TASK PROMPT: Exactly as written, quote every line that follows, skipping the images.

________________________

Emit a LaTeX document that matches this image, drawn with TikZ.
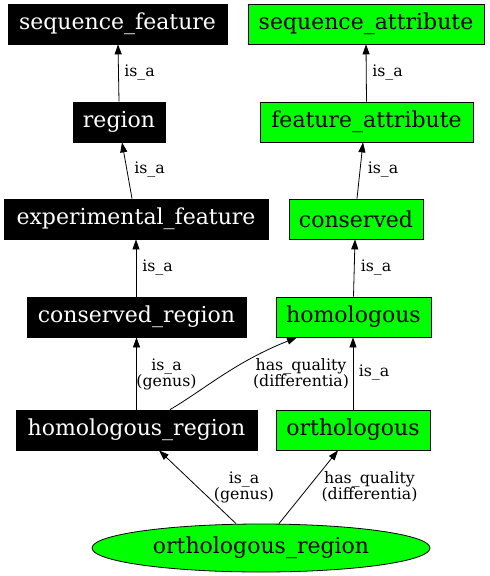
\documentclass[tikz,border=0pt]{standalone}
\usepackage{fontspec}
\setmainfont{DejaVu Serif}
\usetikzlibrary{arrows.meta,shapes.geometric}
\definecolor{gv}{HTML}{00FF00}
\tikzset{
  bnode/.style={draw=black,fill=black,text=white,line width=0.8pt,inner sep=0pt,minimum height=40pt,font=\fontsize{22}{25}\selectfont},
  gnode/.style={draw=black,fill=gv,text=black,line width=0.8pt,inner sep=0pt,minimum height=40pt,font=\fontsize{22}{25}\selectfont},
  lbl/.style={inner sep=0pt,align=center,font=\fontsize{15.8}{16}\selectfont},
  arr/.style={line width=0.8pt,-{Triangle[length=10pt,width=7pt]}}
}
\begin{document}
\begin{tikzpicture}[x=1pt,y=-1pt]
\useasboundingbox (0,0) rectangle (490,576);
\node[bnode,minimum width=219pt] (sf) at (117.5,24) {sequence\_feature};
\node[bnode,minimum width=92pt] (rg) at (119,122) {region};
\node[bnode,minimum width=264pt] (ef) at (136,219) {experimental\_feature};
\node[bnode,minimum width=219pt] (cr) at (136.5,317) {conserved\_region};
\node[bnode,minimum width=241pt] (hr) at (136.5,430) {homologous\_region};
\node[gnode,minimum width=236pt] (sa) at (366,24) {sequence\_attribute};
\node[gnode,minimum width=213pt] (fa) at (366.5,122) {feature\_attribute};
\node[gnode,minimum width=134pt] (co) at (356,219) {conserved};
\node[gnode,minimum width=155pt] (ho) at (353.5,317) {homologous};
\node[gnode,minimum width=154pt] (or) at (353,430) {orthologous};
\node[ellipse,draw=black,fill=gv,line width=0.8pt,inner sep=0pt,minimum width=338pt,minimum height=48pt,font=\fontsize{22}{25}\selectfont] (orr) at (261,548) {orthologous\_region};

\draw[arr] (rg.north) -- ([xshift=0.5]sf.south);
\draw[arr] ([xshift=-4]ef.north) -- ([xshift=3]rg.south);
\draw[arr] ([xshift=-0.5]cr.north) -- (ef.south);
\draw[arr] (hr.north) -- (cr.south);
\draw[arr] ([xshift=33.5]hr.north) .. controls (205,389) and (235,362) .. ([xshift=-56.5]ho.south);
\draw[arr] ([xshift=-25]orr.north) -- ([xshift=22.5]hr.south);
\draw[arr] ([xshift=18]orr.north) -- ([xshift=-15]or.south);
\draw[arr] (or.north) -- ([xshift=-0.5]ho.south);
\draw[arr] (ho.north) -- ([xshift=-1]co.south);
\draw[arr] ([xshift=1]co.north) -- ([xshift=-3.5]fa.south);
\draw[arr] (fa.north) -- (sa.south);

\node[lbl] (l1) at (139.5,73) {is\_a};
\node[lbl] (l2) at (149.5,170) {is\_a};
\node[lbl] (l3) at (157.5,268) {is\_a};
\node[lbl] (l4) at (166.5,374) {is\_a\\(genus)};
\node[lbl] (l5) at (301,374) {has\_quality\\(differentia)};
\node[lbl] (l6) at (374,373) {is\_a};
\node[lbl] (l7) at (244,487) {is\_a\\(genus)};
\node[lbl] (l8) at (369.5,487) {has\_quality\\(differentia)};
\node[lbl] (l9) at (387.5,73) {is\_a};
\node[lbl] (l10) at (383,170) {is\_a};
\node[lbl] (l11) at (376,268) {is\_a};
\end{tikzpicture}
\end{document}
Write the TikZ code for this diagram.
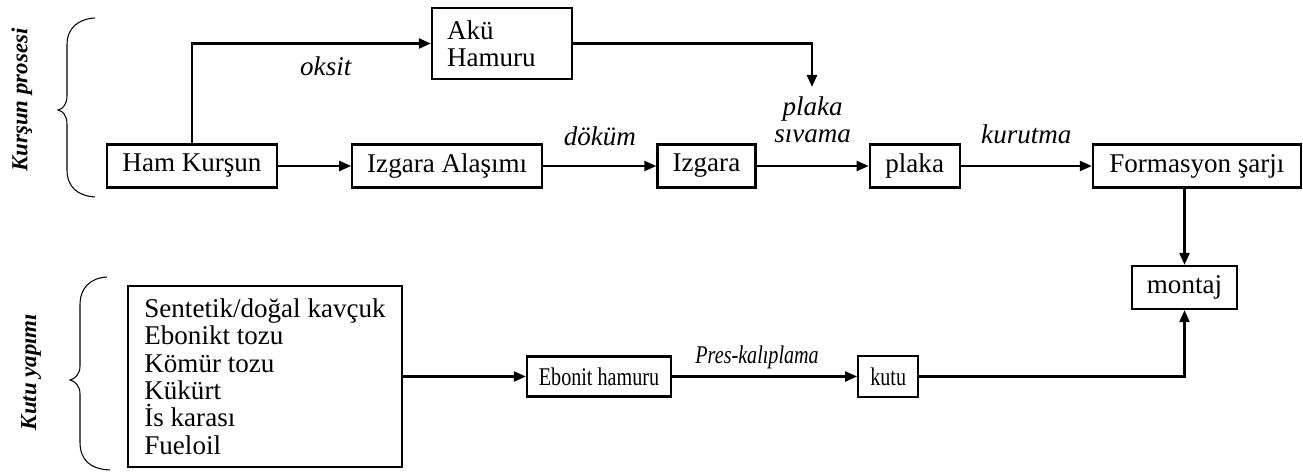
\documentclass[tikz,border=0pt]{standalone}
\usepackage{fontspec}
\setmainfont{Liberation Serif}
\newfontfamily\narrowserif[FakeStretch=0.79]{Liberation Serif}
\usetikzlibrary{arrows.meta,positioning}
\tikzset{
  box/.style={draw,line width=1.3pt,inner sep=0pt,minimum height=8.6mm,
              font=\fontsize{15.4}{15.6}\selectfont},
  sbox/.style={box,font=\narrowserif\fontsize{14.5}{15}\selectfont},
  lab/.style={font=\fontsize{15.4}{15.6}\selectfont\itshape,inner sep=0pt,
              text depth=0pt},
  slab/.style={lab,font=\narrowserif\fontsize{14.5}{15}\selectfont\itshape},
  side/.style={font=\fontsize{13}{13}\selectfont\bfseries\itshape,rotate=90,
               inner sep=0pt},
  ar/.style={-{Triangle[length=2.4mm,width=2mm]},line width=1.3pt},
  brc/.style={line width=0.6pt},
}
\begin{document}
\begin{tikzpicture}[x=0.02cm,y=-0.02cm]
    \useasboundingbox (0,0) rectangle (1303,475);
    % kursun prosesi
    \node[box,minimum width=34mm] (ham) at (192,166) {Ham Kurşun};
    \node[box,minimum width=38mm,right=14.6mm of ham] (izal) {Izgara Alaşımı};
    \node[box,minimum width=19.6mm,right=22.6mm of izal] (izg) {Izgara};
    \node[box,minimum width=18mm,right=22.4mm of izg] (plk) {plaka};
    \node[box,minimum width=41.6mm,right=26.2mm of plk] (form) {Formasyon şarjı};
    \node[box,align=left,text width=22mm,inner xsep=3mm,minimum height=14.2mm] (aku) at (502,43.5) {Akü\\Hamuru};
    \node[box,minimum width=21mm] (mont) at (1184.5,287.5) {montaj};
    % kutu yapimi
    \node[box,align=left,minimum width=54.8mm,minimum height=36.2mm] (sent) at (265,376.5)
      {Sentetik/doğal kavçuk\\Ebonikt tozu\\Kömür tozu\\Kükürt\\İs karası\\Fueloil};
    \node[sbox,minimum width=28.8mm,minimum height=8mm] (ebo) at (599,376.5) {Ebonit hamuru};
    \node[sbox,minimum width=12mm,minimum height=8.2mm,right=37mm of ebo] (kutu) {kutu};
    \coordinate (sivuc) at (812,87);
    \draw[ar](ham)--(izal);
    \draw[ar](izal)--node[lab,above=3.8mm]{döküm}(izg);
    \draw[ar](izg)--node[lab,above=4.4mm,align=center]{plaka\\sıvama}(plk);
    \draw[ar](plk)--node[lab,above=4.2mm]{kurutma}(form);
    \draw[ar](ham.north)|-node[lab,below=2.4mm,pos=0.78]{oksit}(aku.west);
    \draw[ar](aku.east)-|(sivuc);
    \draw[ar](mont.north |- form.south)--(mont.north);
    \draw[ar](sent)--(ebo);
    \draw[ar](ebo)--node[slab,above=2.3mm,xshift=-1.5mm]{Pres-kalıplama}(kutu);
    \draw[ar](kutu)-|(mont.south);
    % braces
    \draw[brc] (95,18) .. controls (78,19) and (67,28) .. (67,45) -- (67,96)
      .. controls (67,104) and (63,109) .. (58,110) .. controls (63,111) and (67,116) .. (67,124)
      -- (67,170) .. controls (67,187) and (78,196) .. (95,197);
    \draw[brc] (107,277) .. controls (90,278) and (80,288) .. (80,305) -- (80,366)
      .. controls (80,374) and (75,379) .. (70,380) .. controls (75,381) and (80,386) .. (80,394)
      -- (80,442) .. controls (80,460) and (90,469) .. (110,470);
    \node[side] (kproc) at (22,100) {Kurşun prosesi};
    \node[side] (kyap) at (31,372) {Kutu yapımı};
  \end{tikzpicture}
\end{document}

________________________

ANSWER TO THIS EXERCISE:
Emit a LaTeX document that matches this image, drawn with TikZ.
\documentclass[tikz,border=0pt]{standalone}
\usepackage{fontspec}
\setmainfont{DejaVu Serif}
\usetikzlibrary{arrows.meta,shapes.geometric}
\definecolor{gv}{HTML}{00FF00}
\tikzset{
  bnode/.style={draw=black,fill=black,text=white,line width=0.8pt,inner sep=0pt,minimum height=40pt,font=\fontsize{22}{25}\selectfont},
  gnode/.style={draw=black,fill=gv,text=black,line width=0.8pt,inner sep=0pt,minimum height=40pt,font=\fontsize{22}{25}\selectfont},
  lbl/.style={inner sep=0pt,align=center,font=\fontsize{15.8}{16}\selectfont},
  arr/.style={line width=0.8pt,-{Triangle[length=10pt,width=7pt]}}
}
\begin{document}
\begin{tikzpicture}[x=1pt,y=-1pt]
\useasboundingbox (0,0) rectangle (490,576);
\node[bnode,minimum width=219pt] (sf) at (117.5,24) {sequence\_feature};
\node[bnode,minimum width=92pt] (rg) at (119,122) {region};
\node[bnode,minimum width=264pt] (ef) at (136,219) {experimental\_feature};
\node[bnode,minimum width=219pt] (cr) at (136.5,317) {conserved\_region};
\node[bnode,minimum width=241pt] (hr) at (136.5,430) {homologous\_region};
\node[gnode,minimum width=236pt] (sa) at (366,24) {sequence\_attribute};
\node[gnode,minimum width=213pt] (fa) at (366.5,122) {feature\_attribute};
\node[gnode,minimum width=134pt] (co) at (356,219) {conserved};
\node[gnode,minimum width=155pt] (ho) at (353.5,317) {homologous};
\node[gnode,minimum width=154pt] (or) at (353,430) {orthologous};
\node[ellipse,draw=black,fill=gv,line width=0.8pt,inner sep=0pt,minimum width=338pt,minimum height=48pt,font=\fontsize{22}{25}\selectfont] (orr) at (261,548) {orthologous\_region};

\draw[arr] (rg.north) -- ([xshift=0.5]sf.south);
\draw[arr] ([xshift=-4]ef.north) -- ([xshift=3]rg.south);
\draw[arr] ([xshift=-0.5]cr.north) -- (ef.south);
\draw[arr] (hr.north) -- (cr.south);
\draw[arr] ([xshift=33.5]hr.north) .. controls (205,389) and (235,362) .. ([xshift=-56.5]ho.south);
\draw[arr] ([xshift=-25]orr.north) -- ([xshift=22.5]hr.south);
\draw[arr] ([xshift=18]orr.north) -- ([xshift=-15]or.south);
\draw[arr] (or.north) -- ([xshift=-0.5]ho.south);
\draw[arr] (ho.north) -- ([xshift=-1]co.south);
\draw[arr] ([xshift=1]co.north) -- ([xshift=-3.5]fa.south);
\draw[arr] (fa.north) -- (sa.south);

\node[lbl] (l1) at (139.5,73) {is\_a};
\node[lbl] (l2) at (149.5,170) {is\_a};
\node[lbl] (l3) at (157.5,268) {is\_a};
\node[lbl] (l4) at (166.5,374) {is\_a\\(genus)};
\node[lbl] (l5) at (301,374) {has\_quality\\(differentia)};
\node[lbl] (l6) at (374,373) {is\_a};
\node[lbl] (l7) at (244,487) {is\_a\\(genus)};
\node[lbl] (l8) at (369.5,487) {has\_quality\\(differentia)};
\node[lbl] (l9) at (387.5,73) {is\_a};
\node[lbl] (l10) at (383,170) {is\_a};
\node[lbl] (l11) at (376,268) {is\_a};
\end{tikzpicture}
\end{document}
Write the TikZ code for this diagram.
\documentclass[tikz,border=0pt]{standalone}
\usepackage{fontspec}
\setmainfont{Liberation Serif}
\newfontfamily\narrowserif[FakeStretch=0.79]{Liberation Serif}
\usetikzlibrary{arrows.meta,positioning}
\tikzset{
  box/.style={draw,line width=1.3pt,inner sep=0pt,minimum height=8.6mm,
              font=\fontsize{15.4}{15.6}\selectfont},
  sbox/.style={box,font=\narrowserif\fontsize{14.5}{15}\selectfont},
  lab/.style={font=\fontsize{15.4}{15.6}\selectfont\itshape,inner sep=0pt,
              text depth=0pt},
  slab/.style={lab,font=\narrowserif\fontsize{14.5}{15}\selectfont\itshape},
  side/.style={font=\fontsize{13}{13}\selectfont\bfseries\itshape,rotate=90,
               inner sep=0pt},
  ar/.style={-{Triangle[length=2.4mm,width=2mm]},line width=1.3pt},
  brc/.style={line width=0.6pt},
}
\begin{document}
\begin{tikzpicture}[x=0.02cm,y=-0.02cm]
    \useasboundingbox (0,0) rectangle (1303,475);
    % kursun prosesi
    \node[box,minimum width=34mm] (ham) at (192,166) {Ham Kurşun};
    \node[box,minimum width=38mm,right=14.6mm of ham] (izal) {Izgara Alaşımı};
    \node[box,minimum width=19.6mm,right=22.6mm of izal] (izg) {Izgara};
    \node[box,minimum width=18mm,right=22.4mm of izg] (plk) {plaka};
    \node[box,minimum width=41.6mm,right=26.2mm of plk] (form) {Formasyon şarjı};
    \node[box,align=left,text width=22mm,inner xsep=3mm,minimum height=14.2mm] (aku) at (502,43.5) {Akü\\Hamuru};
    \node[box,minimum width=21mm] (mont) at (1184.5,287.5) {montaj};
    % kutu yapimi
    \node[box,align=left,minimum width=54.8mm,minimum height=36.2mm] (sent) at (265,376.5)
      {Sentetik/doğal kavçuk\\Ebonikt tozu\\Kömür tozu\\Kükürt\\İs karası\\Fueloil};
    \node[sbox,minimum width=28.8mm,minimum height=8mm] (ebo) at (599,376.5) {Ebonit hamuru};
    \node[sbox,minimum width=12mm,minimum height=8.2mm,right=37mm of ebo] (kutu) {kutu};
    \coordinate (sivuc) at (812,87);
    \draw[ar](ham)--(izal);
    \draw[ar](izal)--node[lab,above=3.8mm]{döküm}(izg);
    \draw[ar](izg)--node[lab,above=4.4mm,align=center]{plaka\\sıvama}(plk);
    \draw[ar](plk)--node[lab,above=4.2mm]{kurutma}(form);
    \draw[ar](ham.north)|-node[lab,below=2.4mm,pos=0.78]{oksit}(aku.west);
    \draw[ar](aku.east)-|(sivuc);
    \draw[ar](mont.north |- form.south)--(mont.north);
    \draw[ar](sent)--(ebo);
    \draw[ar](ebo)--node[slab,above=2.3mm,xshift=-1.5mm]{Pres-kalıplama}(kutu);
    \draw[ar](kutu)-|(mont.south);
    % braces
    \draw[brc] (95,18) .. controls (78,19) and (67,28) .. (67,45) -- (67,96)
      .. controls (67,104) and (63,109) .. (58,110) .. controls (63,111) and (67,116) .. (67,124)
      -- (67,170) .. controls (67,187) and (78,196) .. (95,197);
    \draw[brc] (107,277) .. controls (90,278) and (80,288) .. (80,305) -- (80,366)
      .. controls (80,374) and (75,379) .. (70,380) .. controls (75,381) and (80,386) .. (80,394)
      -- (80,442) .. controls (80,460) and (90,469) .. (110,470);
    \node[side] (kproc) at (22,100) {Kurşun prosesi};
    \node[side] (kyap) at (31,372) {Kutu yapımı};
  \end{tikzpicture}
\end{document}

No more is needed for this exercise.